Zwart, Mark P. et al. (2022). Data from: Population size mediates the contribution of high-rate and large-benefit mutations to parallel evolution [Dataset]. Dryad. https://doi.org/10.5061/dryad.b2rbnzsh2

Abstract

The study "Population size mediates the contribution of high-rate and large-benefit mutations to parallel evolution" by Schenk et al. explores the phenotypic and genotypic changes in Escherichia coli after 500 generations of laboratory adaptation to increasing concentrations of an antibiotic (CTX). The source data files and scripts pertaining to the figures in the main manuscript and the extended data are available on the publishers webiste. Here we provide the source data files and scripts pertaining to the supplementary materials, organized according the figures in the supplementary material. Data are provided for Figures S2-S4, S6-S8, and S10-S12.

Methods

We characterized evolved clones and populations with different methods, with both phenotypic and genotypic characterization.

Antibiotic resistance was determined with minimal inhibitory concentration (MIC) assays, but we also measured their beta-lactamase activity with nitrocefin assays. The competitive fitness of selected mutations was determined by competitions with flourescently marked strains, followed by flow cytometry.

Illumina sequencing was performed on a randomly selected clone from each evolved population.
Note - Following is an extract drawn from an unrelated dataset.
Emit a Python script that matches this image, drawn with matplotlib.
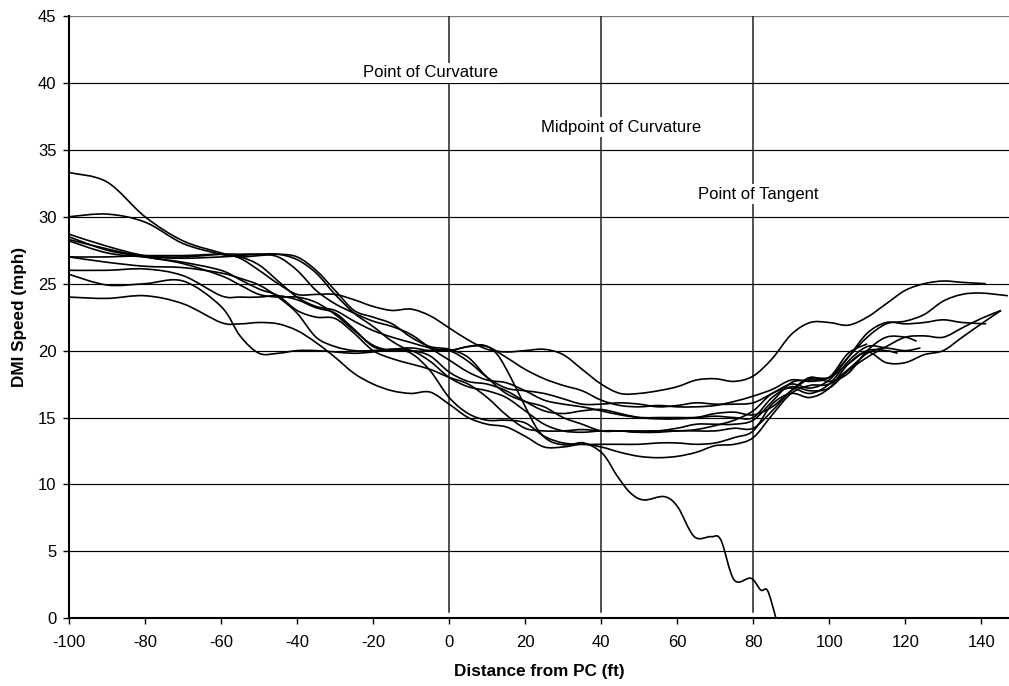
import numpy as np
import matplotlib
matplotlib.use("Agg")
import matplotlib.pyplot as plt
from matplotlib.path import Path
from matplotlib.patches import PathPatch

plt.rcParams['font.family'] = ['Liberation Sans', 'DejaVu Sans']
plt.rcParams['axes.unicode_minus'] = False

# Sample stations (ft from PC); each run also has its own last station
grid = [-100, -90, -80, -70, -60] + list(range(-55, 145, 5))

run_a = [33.3, 32.6, 30.0, 28.2, 27.3, 26.9, 26.0, 25.0, 24.2, 24.2, 24.2, 23.8, 23.3, 23.0, 23.1, 22.6,
         21.7, 20.8, 20.1, 19.9, 20.0, 20.1, 19.7, 18.6, 17.5, 16.8, 16.8, 17.0, 17.3, 17.8, 17.9, 17.7,
         18.1, 19.4, 21.2, 22.1, 22.1, 21.9, 22.5, 23.5, 24.5, 25.0, 25.2, 25.1, 25.0]
run_b = [30.0, 30.2, 29.6, 28.0, 27.2, 27.0, 26.4, 25.2, 24.0, 23.3, 23.0, 22.2, 21.5, 21.0, 20.6, 20.2,
         20.0, 20.3, 20.3, 19.5, 18.6, 17.9, 17.4, 17.0, 16.3, 15.9, 15.8, 15.9, 15.8, 15.8, 15.9, 16.2,
         16.6, 17.1, 17.8, 17.7, 18.0, 19.5, 21.0, 22.0, 22.2, 22.7, 23.7, 24.2, 24.3, 24.1]
run_c = [28.7, 27.8, 27.1, 27.0, 27.2, 27.2, 27.2, 27.0, 26.0, 24.5, 23.5, 22.8, 22.2, 21.8, 21.2, 20.2,
         19.3, 18.4, 17.8, 17.6, 17.0, 16.3, 16.0, 15.8, 15.5, 15.2, 15.0, 15.0, 15.0, 15.0, 15.1, 15.0,
         15.0, 16.5, 17.3, 17.0, 17.2, 18.5, 19.5, 20.3, 21.0, 21.1, 21.0, 21.7, 22.4, 23.0]
run_d = [28.5, 27.5, 27.0, 26.5, 25.6, 24.9, 24.2, 24.0, 24.0, 23.6, 22.7, 21.5, 20.4, 20.0, 20.0, 19.6,
         18.4, 17.7, 17.5, 17.0, 16.2, 15.5, 15.3, 15.5, 15.6, 15.3, 15.0, 14.9, 14.9, 15.0, 15.3, 15.4,
         15.2, 15.8, 17.0, 17.9, 18.0, 19.0, 19.9, 19.1, 19.1, 19.7, 20.0, 21.0, 22.0, 23.0]
run_e = [28.2, 27.3, 27.0, 26.9, 27.0, 27.1, 27.2, 27.2, 26.8, 25.8, 24.2, 22.8, 21.8, 20.7, 20.0, 20.0,
         20.0, 19.2, 18.0, 17.2, 17.0, 16.8, 16.4, 16.0, 16.0, 16.1, 16.0, 15.8, 15.9, 16.1, 16.0, 16.0,
         16.1, 16.8, 17.5, 17.2, 17.8, 19.5, 21.3, 22.1, 22.0, 22.1, 22.3, 22.1, 22.0]
run_f = [27.0, 27.0, 27.1, 27.1, 27.2, 27.0, 27.1, 27.2, 27.0, 26.0, 24.5, 23.0, 22.5, 22.0, 21.0, 20.3,
         20.1, 19.5, 18.0, 16.8, 16.2, 15.8, 15.0, 14.5, 14.0, 14.0, 14.0, 14.0, 14.0, 14.1, 14.4, 14.8,
         15.5, 16.8, 17.2, 16.8, 17.5, 19.2, 20.3, 20.2, 20.0, 20.2]
run_g = [26.0, 26.0, 26.1, 25.6, 24.1, 24.0, 24.0, 24.1, 23.8, 23.2, 22.8, 21.6, 20.3, 20.0, 20.0, 19.2,
         18.0, 17.3, 17.0, 16.5, 15.5, 14.5, 14.0, 13.9, 14.0, 14.0, 13.9, 13.9, 14.0, 14.0, 14.0, 14.2,
         14.2, 15.5, 17.0, 18.0, 17.7, 18.3, 20.0, 21.0, 21.0, 20.7]
run_h = [25.7, 24.9, 25.0, 25.2, 23.3, 21.1, 19.8, 19.8, 20.0, 20.0, 19.9, 19.8, 19.9, 20.1, 19.8, 18.5,
         16.5, 15.3, 14.8, 14.8, 14.6, 13.6, 13.1, 13.0, 13.0, 13.0, 13.0, 13.1, 13.1, 13.0, 13.1, 13.5,
         14.0, 16.0, 16.8, 16.5, 17.2, 19.0, 20.0, 20.0, 19.8]
run_i = [24.0, 23.9, 24.1, 23.5, 22.1, 22.0, 22.1, 22.0, 21.5, 20.6, 19.5, 18.3, 17.5, 17.0, 16.8, 16.9,
         16.0, 15.0, 14.5, 14.3, 13.6, 12.8, 12.8, 13.0, 12.8, 12.4, 12.1, 12.0, 12.1, 12.4, 12.9, 13.0,
         13.5, 15.2, 16.8, 17.4, 17.5, 18.6, 19.8, 20.2]
run_j = [28.3, 27.6, 27.0, 26.6, 26.0, 25.3, 24.6, 24.1, 23.0, 22.5, 22.4, 21.3, 20.0, 19.4, 19.0, 18.6,
         18.0, 17.5, 16.5, 15.2, 14.2, 14.0, 14.0, 14.1, 14.0, 14.0, 13.9, 14.0, 14.2, 14.5, 14.5, 14.5,
         14.8, 16.2, 17.6, 17.8, 18.0, 19.8, 20.5]

# Last station of each run
run_ends = [141.2, 147.0, 145.2, 145.2, 141.3, 124.0, 123.0, 118.0, 114.0, 110.0]
runs = [run_a, run_b, run_c, run_d, run_e, run_f, run_g, run_h, run_i, run_j]

# The run that slows to a stop just past the point of tangent
stop_x = [-100, -90, -80, -70, -60, -55, -50, -45, -40, -35, -30, -25, -20, -15, -10, -5, 0, 5, 9.2, 12.7,
          16.2, 19.7, 23.3, 26.8, 31.2, 35.5, 40.4, 44.3, 47.8, 51.3, 56.6, 60.1, 64.5, 68.9, 71.5, 75.0,
          79.4, 82.0, 83.8, 86.0]
stop_y = [27.0, 26.6, 26.3, 26.2, 25.8, 25.4, 24.9, 24.0, 22.8, 21.0, 20.3, 20.0, 20.0, 20.1, 20.2, 20.0,
          20.0, 20.3, 20.4, 19.7, 18.0, 16.0, 14.1, 13.2, 12.95, 13.1, 12.3, 10.6, 9.34, 8.84, 9.09, 8.34,
          6.1, 6.1, 5.85, 2.86, 2.99, 2.11, 2.06, 0.0]

landmarks = [0, 40, 80]
landmark_labels = ["Point of Curvature", "Midpoint of Curvature", "Point of Tangent"]
label_pos = [(-5.0, 40.75), (45.2, 36.7), (81.2, 31.7)]

y_ticks = list(range(0, 50, 5))
x_ticks = list(range(-100, 150, 20))


def smooth_path(xs, ys, tension=1.0 / 6.0):
    """Cubic Bezier path through the points (Catmull-Rom style smoothing)."""
    pts = np.column_stack([np.asarray(xs, float), np.asarray(ys, float)])
    n = len(pts)
    verts = [pts[0]]
    codes = [Path.MOVETO]
    for i in range(n - 1):
        p0 = pts[i - 1] if i > 0 else pts[i]
        p1 = pts[i]
        p2 = pts[i + 1]
        p3 = pts[i + 2] if i + 2 < n else pts[i + 1]
        c1 = p1 + (p2 - p0) * tension
        c2 = p2 - (p3 - p1) * tension
        verts += [c1, c2, p2]
        codes += [Path.CURVE4] * 3
    return Path(verts, codes)


fig = plt.figure(figsize=(10.09, 6.86), dpi=100)
ax = fig.add_axes([69 / 1009, (686 - 618.3) / 686, (1009 - 69) / 1009, (618.3 - 16) / 686])
ax.set_xlim(-100, 147.3)
ax.set_ylim(0, 45)

for yv in y_ticks[1:-1]:
    ax.axhline(yv, color='black', lw=0.85, zorder=1)
ax.axhline(y_ticks[-1], color='#808080', lw=1.0, zorder=1)
for xv in landmarks:
    ax.plot([xv, xv], [0.5, 45], color='#202020', lw=1.1, zorder=1)

line_style = dict(facecolor='none', edgecolor='black', lw=1.2, zorder=3)
for r, x_end in zip(runs, run_ends):
    xs = grid[:len(r) - 1] + [x_end]
    pts = list(zip(xs, r))
    ax.add_patch(PathPatch(smooth_path([p[0] for p in pts], [p[1] for p in pts]), **line_style))
ax.add_patch(PathPatch(smooth_path(stop_x, stop_y), **line_style))

for (tx, ty), lab in zip(label_pos, landmark_labels):
    ax.text(tx, ty, lab, ha='center', va='center', fontsize=12, zorder=5,
            bbox=dict(facecolor='white', edgecolor='none', pad=2))

ax.set_xticks(x_ticks)
ax.set_yticks(y_ticks)
ax.tick_params(axis='x', direction='out', length=4, width=1, labelsize=12, colors='black', pad=8)
ax.tick_params(axis='y', direction='out', length=4, width=1, labelsize=12, colors='black', pad=5)
for side in ['top', 'right']:
    ax.spines[side].set_visible(False)
for side in ['left', 'bottom']:
    ax.spines[side].set_linewidth(1.5)

ax.set_xlabel("Distance from PC (ft)", fontsize=12.3, fontweight='bold', labelpad=10)
ax.set_ylabel("DMI Speed (mph)", fontsize=12.3, fontweight='bold', labelpad=8)

fig.savefig("out.png", dpi=100)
In addition, we sequenced meta-populations from 5 large and 5 small populations at 100, 200, 300, 400 and 500 generations. Raw sequencing data are available in the Sequencing Read Arhive (PRJNA790633), of the NCBI. Mutations were called from the sequencing data using different methods, and the set of mutations was manually curated to remove any sequencing or mapping artefacts. The set of mutations was used for subsequent analyses, such as determining the occurence of mutations in different classes, the repeatability of evolution, and the co-occurence of adaptive mutations.

Usage notes

An overview of the data files provided and how they are organized is given in ReadMe.rtf

To make the submission coherent and complete, we have included a PDF of the supplementary materials (Supplementary Materials Schenk Zwart et al Nature Ecology and Evolution.pdf).